WHAT THIS TASK INVOLVES:
Your task is to repeat the entries exactly. Leave the pictures out.

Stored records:
━━━━━━━━
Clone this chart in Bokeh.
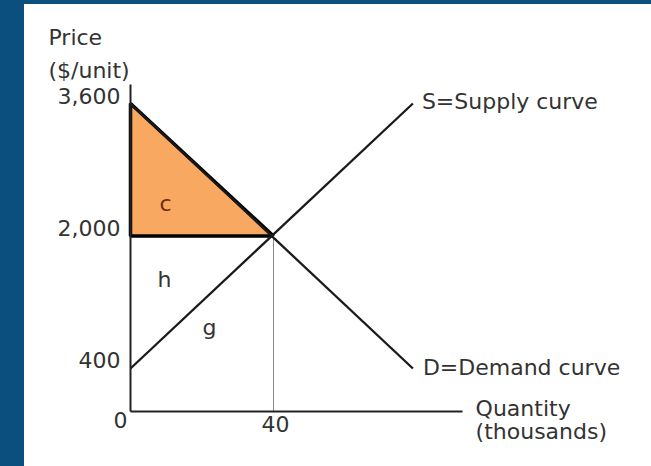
from bokeh.plotting import figure
from bokeh.models import Range1d, LabelSet, ColumnDataSource, FixedTicker, Spacer
from bokeh.layouts import row, column
from bokeh.core.properties import value
from bokeh.embed import file_html
from bokeh.resources import INLINE

# ---- data ----
supply_q = [0, 79]
supply_p = [400, 3600]
demand_q = [0, 79]
demand_p = [3600, 400]
eq_q = 40
eq_p = 2000
surplus_q = [0, 0, 40]          # triangle c
surplus_p = [3600, 2000, 2000]
price_ticks = [400, 2000, 3600]
price_tick_labels = ["400", "2,000", "3,600"]
qty_ticks = [40]
qty_tick_labels = ["40"]
area_labels = ["c", "h", "g"]
area_q = [9.8, 9.5, 22.1]
area_p = [2308, 1382, 799]

# axis extents (data units)
QX_MIN, QX_MAX = 0, 92.9
PY_MIN, PY_MAX = -119, 3829
# visible window (data units)
VX0, VX1 = -26.29, 142.38
VY0, VY1 = -638.6, 4651

FONT = "DejaVu Sans"
FS = "22px"
TXT = "#333333"
BLUE = "#0b4f7e"

p = figure(width=627, height=462, x_range=Range1d(VX0, VX1), y_range=Range1d(VY0, VY1),
           output_backend="svg", toolbar_location=None,
           min_border_left=12, min_border_right=12, min_border_top=12, min_border_bottom=12,
           background_fill_color="white", border_fill_color="white", outline_line_color=None)
p.grid.visible = False
p.xaxis.fixed_location = PY_MIN
p.xaxis.bounds = (QX_MIN, QX_MAX)
p.yaxis.fixed_location = QX_MIN
p.yaxis.bounds = (PY_MIN, PY_MAX)
for ax in (p.xaxis[0], p.yaxis[0]):
    ax.ticker = FixedTicker(ticks=[])
    ax.major_tick_line_color = None
    ax.minor_tick_line_color = None
    ax.major_label_text_font_size = "0px"
    ax.axis_line_width = 2
    ax.axis_line_color = "#222222"

# shaded triangle
p.patch(surplus_q, surplus_p, fill_color="#f8a860", line_color="black", line_width=3.5)
# drop line at equilibrium quantity
p.line([eq_q, eq_q], [PY_MIN, eq_p], line_color="#8a8a8a", line_width=1)
# supply / demand
p.line(supply_q, supply_p, line_color="#1a1a1a", line_width=2.3)
p.line(demand_q, demand_p, line_color="#1a1a1a", line_width=2.3)

vcommon = dict(text_font=value(FONT), text_font_size=value(FS), text_baseline=value("alphabetic"))

# tick labels
ysrc = ColumnDataSource(dict(x=[QX_MIN] * len(price_ticks), y=price_ticks, t=price_tick_labels))
p.add_layout(LabelSet(x="x", y="y", text="t", source=ysrc, x_offset=-10, y_offset=0,
                      text_align=value("right"), text_color=value(TXT), **vcommon))
xsrc = ColumnDataSource(dict(x=qty_ticks, y=[PY_MIN] * len(qty_ticks), t=qty_tick_labels))
p.add_layout(LabelSet(x="x", y="y", text="t", source=xsrc, x_offset=2, y_offset=-21,
                      text_align=value("center"), text_color=value(TXT), **vcommon))

# free text: origin, axis titles, curve names
free = dict(
    t=["0", "Price", "($/unit)", "Quantity", "(thousands)", "S=Supply curve", "D=Demand curve"],
    x=[QX_MIN, QX_MIN, QX_MIN, QX_MAX, QX_MAX, supply_q[-1], demand_q[-1]],
    y=[PY_MIN, PY_MAX, PY_MAX, PY_MIN, PY_MIN, supply_p[-1], demand_p[-1]],
    xo=[-3, -82, -82, 13, 13, 9, 10],
    yo=[-17, 40, 7, -5, -28, -5, -7],
    al=["right", "left", "left", "left", "left", "left", "left"],
)
fsrc = ColumnDataSource(free)
p.add_layout(LabelSet(x="x", y="y", text="t", source=fsrc, x_offset="xo", y_offset="yo",
                      text_align="al", text_color=value(TXT), **vcommon))

# area letters
area_colors = ["#6b2f10", TXT, TXT]
asrc = ColumnDataSource(dict(x=area_q, y=area_p, t=area_labels, c=area_colors))
p.add_layout(LabelSet(x="x", y="y", text="t", source=asrc, text_align=value("center"),
                      text_color="c", **vcommon))

left_band = Spacer(width=24, height=466, styles={"background-color": BLUE})
top_band = Spacer(width=627, height=4, styles={"background-color": BLUE})
layout = row(left_band, column(top_band, p, spacing=0), spacing=0)

open("out.html", "w").write(file_html(layout, INLINE))
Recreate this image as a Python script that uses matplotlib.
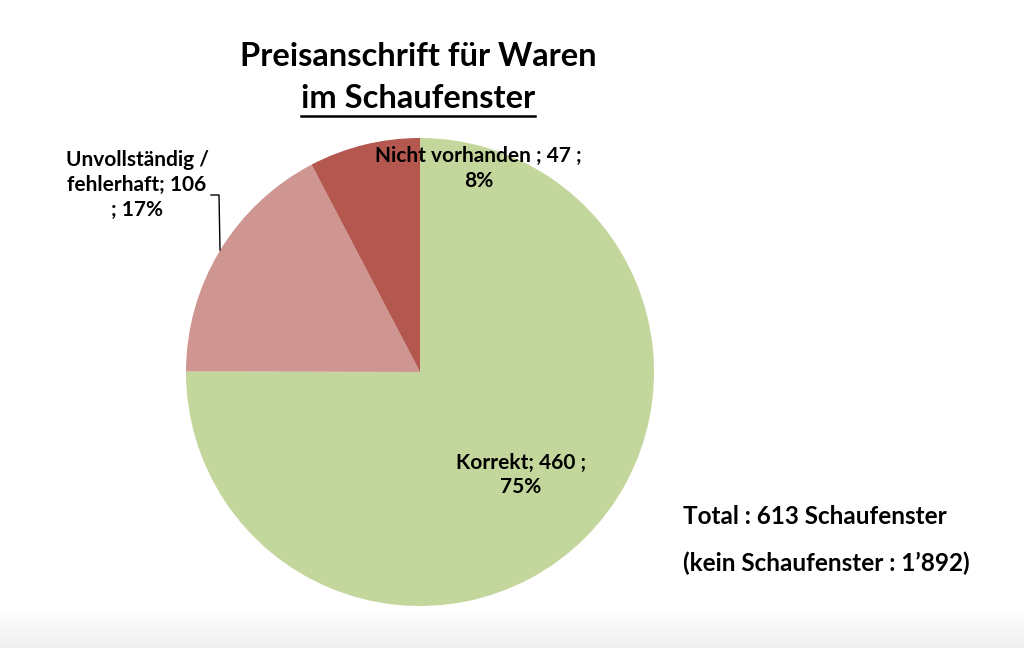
━━━━━━━━
FULL OUTPUT:
Clone this chart in Bokeh.
from bokeh.plotting import figure
from bokeh.models import Range1d, LabelSet, ColumnDataSource, FixedTicker, Spacer
from bokeh.layouts import row, column
from bokeh.core.properties import value
from bokeh.embed import file_html
from bokeh.resources import INLINE

# ---- data ----
supply_q = [0, 79]
supply_p = [400, 3600]
demand_q = [0, 79]
demand_p = [3600, 400]
eq_q = 40
eq_p = 2000
surplus_q = [0, 0, 40]          # triangle c
surplus_p = [3600, 2000, 2000]
price_ticks = [400, 2000, 3600]
price_tick_labels = ["400", "2,000", "3,600"]
qty_ticks = [40]
qty_tick_labels = ["40"]
area_labels = ["c", "h", "g"]
area_q = [9.8, 9.5, 22.1]
area_p = [2308, 1382, 799]

# axis extents (data units)
QX_MIN, QX_MAX = 0, 92.9
PY_MIN, PY_MAX = -119, 3829
# visible window (data units)
VX0, VX1 = -26.29, 142.38
VY0, VY1 = -638.6, 4651

FONT = "DejaVu Sans"
FS = "22px"
TXT = "#333333"
BLUE = "#0b4f7e"

p = figure(width=627, height=462, x_range=Range1d(VX0, VX1), y_range=Range1d(VY0, VY1),
           output_backend="svg", toolbar_location=None,
           min_border_left=12, min_border_right=12, min_border_top=12, min_border_bottom=12,
           background_fill_color="white", border_fill_color="white", outline_line_color=None)
p.grid.visible = False
p.xaxis.fixed_location = PY_MIN
p.xaxis.bounds = (QX_MIN, QX_MAX)
p.yaxis.fixed_location = QX_MIN
p.yaxis.bounds = (PY_MIN, PY_MAX)
for ax in (p.xaxis[0], p.yaxis[0]):
    ax.ticker = FixedTicker(ticks=[])
    ax.major_tick_line_color = None
    ax.minor_tick_line_color = None
    ax.major_label_text_font_size = "0px"
    ax.axis_line_width = 2
    ax.axis_line_color = "#222222"

# shaded triangle
p.patch(surplus_q, surplus_p, fill_color="#f8a860", line_color="black", line_width=3.5)
# drop line at equilibrium quantity
p.line([eq_q, eq_q], [PY_MIN, eq_p], line_color="#8a8a8a", line_width=1)
# supply / demand
p.line(supply_q, supply_p, line_color="#1a1a1a", line_width=2.3)
p.line(demand_q, demand_p, line_color="#1a1a1a", line_width=2.3)

vcommon = dict(text_font=value(FONT), text_font_size=value(FS), text_baseline=value("alphabetic"))

# tick labels
ysrc = ColumnDataSource(dict(x=[QX_MIN] * len(price_ticks), y=price_ticks, t=price_tick_labels))
p.add_layout(LabelSet(x="x", y="y", text="t", source=ysrc, x_offset=-10, y_offset=0,
                      text_align=value("right"), text_color=value(TXT), **vcommon))
xsrc = ColumnDataSource(dict(x=qty_ticks, y=[PY_MIN] * len(qty_ticks), t=qty_tick_labels))
p.add_layout(LabelSet(x="x", y="y", text="t", source=xsrc, x_offset=2, y_offset=-21,
                      text_align=value("center"), text_color=value(TXT), **vcommon))

# free text: origin, axis titles, curve names
free = dict(
    t=["0", "Price", "($/unit)", "Quantity", "(thousands)", "S=Supply curve", "D=Demand curve"],
    x=[QX_MIN, QX_MIN, QX_MIN, QX_MAX, QX_MAX, supply_q[-1], demand_q[-1]],
    y=[PY_MIN, PY_MAX, PY_MAX, PY_MIN, PY_MIN, supply_p[-1], demand_p[-1]],
    xo=[-3, -82, -82, 13, 13, 9, 10],
    yo=[-17, 40, 7, -5, -28, -5, -7],
    al=["right", "left", "left", "left", "left", "left", "left"],
)
fsrc = ColumnDataSource(free)
p.add_layout(LabelSet(x="x", y="y", text="t", source=fsrc, x_offset="xo", y_offset="yo",
                      text_align="al", text_color=value(TXT), **vcommon))

# area letters
area_colors = ["#6b2f10", TXT, TXT]
asrc = ColumnDataSource(dict(x=area_q, y=area_p, t=area_labels, c=area_colors))
p.add_layout(LabelSet(x="x", y="y", text="t", source=asrc, text_align=value("center"),
                      text_color="c", **vcommon))

left_band = Spacer(width=24, height=466, styles={"background-color": BLUE})
top_band = Spacer(width=627, height=4, styles={"background-color": BLUE})
layout = row(left_band, column(top_band, p, spacing=0), spacing=0)

open("out.html", "w").write(file_html(layout, INLINE))
Recreate this image as a Python script that uses matplotlib.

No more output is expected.